A tear spilled from her eye and streaked down her cheek, and she turned to look up at him with such emotion in her eyes. Toby’s heart skipped a beat, and tingling shivered over his skin. He tried to smile, but Rose’s tear stayed him. He reached up and brushed the water away with the pad of his thumb.

“Hey there, I didn’t mean to make you cry,” he whispered.

He pulled her into his embrace, and she sniffed loudly and wiped her eyes herself. But she didn’t look up at him. Her eyes kept working over the artwork on the cavernous walls.

“You wanna look around?” he asked.

“Yes!” she blurted out, then laughed and sniffed and wiped her eyes again. “And yet I’m having a Twix moment.”

He barked a laugh. “What the hell does that mean? I swear, baby, you say the weirdest shit sometimes.”

She laughed at his teasing. “I need a moment. You know, the commercial. ‘Need a moment?’”

He chuckled and shook his head, petting back her hair lovingly. He loved the weirdness. “Come look at this.”

Dragging her by the hand, he forced her seemingly leaden legs to move.

He extended his arm and pointed to the shaman figure, the same style as the panther shaman site, but twice as tall and arching toward the mouth of the shelter with a figurative head of a deer and headdress of antlers. His finger traced along a painted line stretching toward the opening.

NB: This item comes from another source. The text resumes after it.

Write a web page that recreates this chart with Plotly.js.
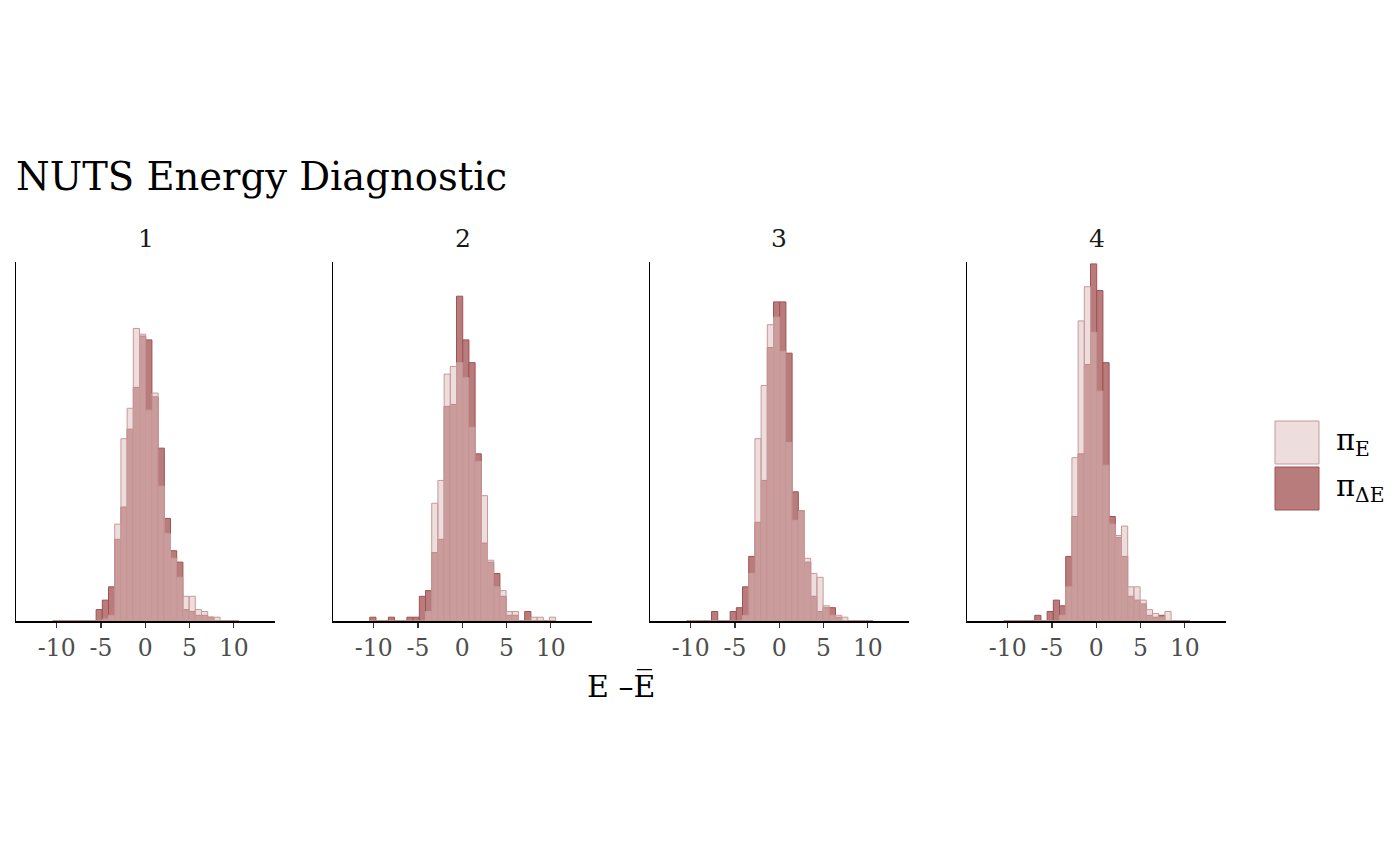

“When the sun sets on the summer solstice, it lights up this painting from the ground, over his feet, up over his extended arm, and to the upper part of the rock shelter, right up the middle.”

Rose, still speechless, had her hand over her mouth.

“It’s a sight, I’ll tell you that. The paint damn near glows, and it only does it right smack in the middle once a year. You know…” Should he say it? He chewed the inside of his cheek. Hell yes. Stella had said she was different, and that woman’s instincts were usually accurate. “It might be nice if, after your field school ends, you come on back to see it.”

“You’ve watched it?” she croaked.

“My brothers and I used to come up here to explore. Sat here and watched it a few different times.”